Project manager, iRAP’s Global Innovation Manager and Cities Specialist, Monica Olyslagers said the use of AI and machine-learning would significantly speed up the task of star-rating roads to enhance public safety. “Raising the standard of the world’s roads to a 3-star or better standard for all road users will help to focus policy and investment. With crash costs typically halving with each incremental improvement in star rating the potential for 3-star or better roads to save lives is significant.”

In recent years, between 1,100 and 1,200 people lose their lives to road crashes on Australian roads each year, and more than 40,000 suffer lifelong, debilitating injuries.

“The use of AI and machine learning techniques to collect the data has potential to reduce costs and increase the frequency and accuracy of data. Making faster and more affordable data collection possible means that safety assessments can be done on an annual basis across the whole road network,” added Olyslagers.

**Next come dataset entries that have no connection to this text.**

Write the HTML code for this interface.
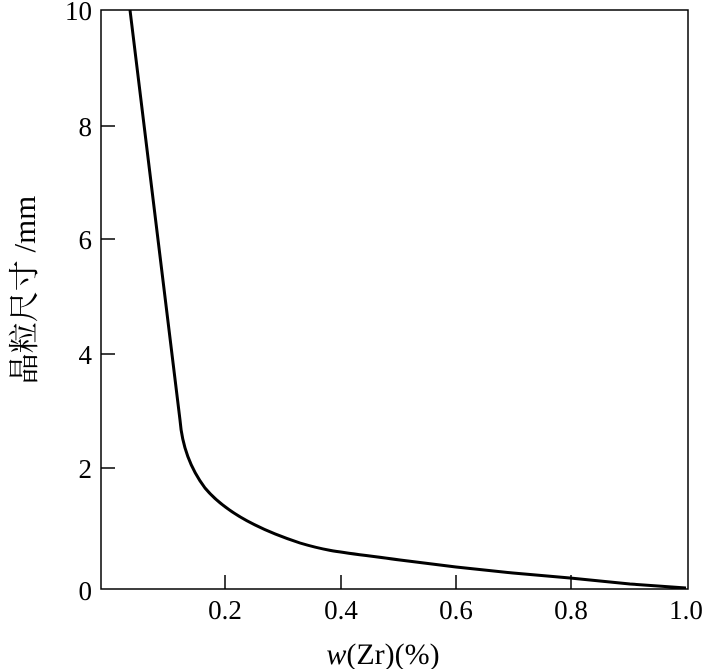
<!DOCTYPE html>
<html><head><meta charset="utf-8"><style>
body{margin:0;background:#fff;}
svg{display:block;}
text{font-family:"Liberation Serif","Noto Serif CJK SC",serif;fill:#000;}
</style></head><body>
<svg width="707" height="669" viewBox="0 0 707 669">
<rect x="101" y="10" width="587" height="579" fill="none" stroke="#000" stroke-width="1.5"/>
<g stroke="#000" stroke-width="1.5">
<line x1="101" y1="126" x2="115" y2="126"/>
<line x1="101" y1="239" x2="115" y2="239"/>
<line x1="101" y1="354" x2="115" y2="354"/>
<line x1="101" y1="468" x2="115" y2="468"/>
<line x1="225" y1="589" x2="225" y2="575"/>
<line x1="341" y1="589" x2="341" y2="575"/>
<line x1="456" y1="589" x2="456" y2="575"/>
<line x1="571" y1="589" x2="571" y2="575"/>
</g>
<g font-size="27" text-anchor="end">
<text x="92" y="20">10</text>
<text x="92" y="136">8</text>
<text x="92" y="249">6</text>
<text x="92" y="364">4</text>
<text x="92" y="478">2</text>
<text x="92" y="600">0</text>
</g>
<g font-size="27" text-anchor="middle">
<text x="225" y="619">0.2</text>
<text x="341" y="619">0.4</text>
<text x="456" y="619">0.6</text>
<text x="571" y="619">0.8</text>
<text x="686" y="619">1.0</text>
</g>
<text x="383" y="664" font-size="30" text-anchor="middle"><tspan font-style="italic">w</tspan>(Zr)(%)</text>
<text transform="translate(35,290) rotate(-90)" font-size="31" text-anchor="middle">晶粒尺寸 /mm</text>
<path d="M130,10 L180,420 C182,445 190,468 205,488 C225,512 260,530 300,543 C330,552 342,552 400,560 L456,567 L513,573 L570,578 L630,584 L686,588" fill="none" stroke="#000" stroke-width="3"/>
</svg>
</body></html>
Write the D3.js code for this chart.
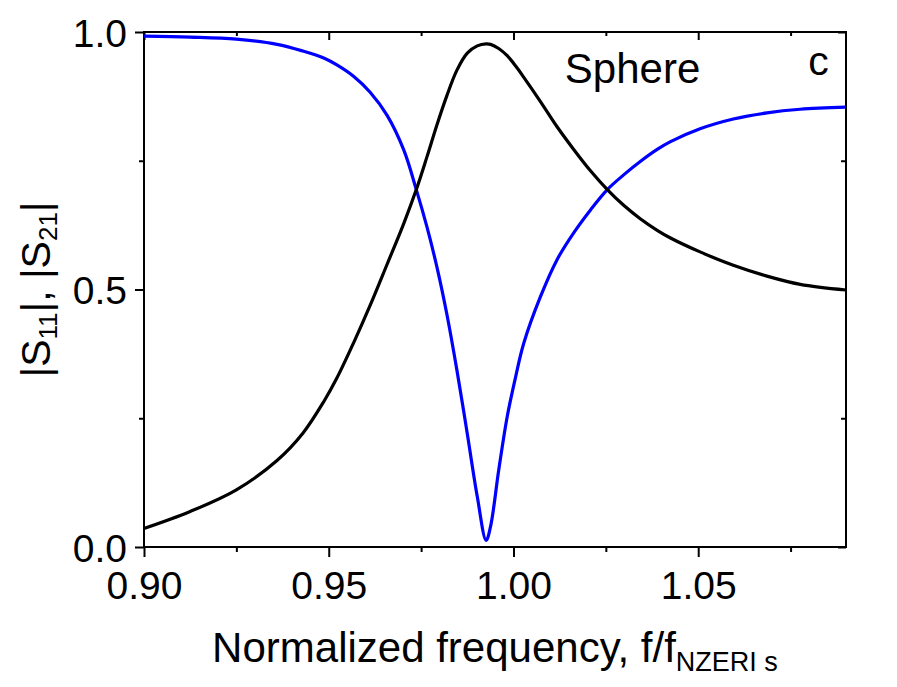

IMOVE CRC managing director Ian Christensen said improving road safety performance is a priority for all levels of government in Australia. “Using technologies such as AI to enhance in our suite of safety policy tools is a great step forward. These powerful and insightful tools can inform sound investment by government that saves lives and unlock significant benefits to families, communities, business and health systems through reduced road trauma.”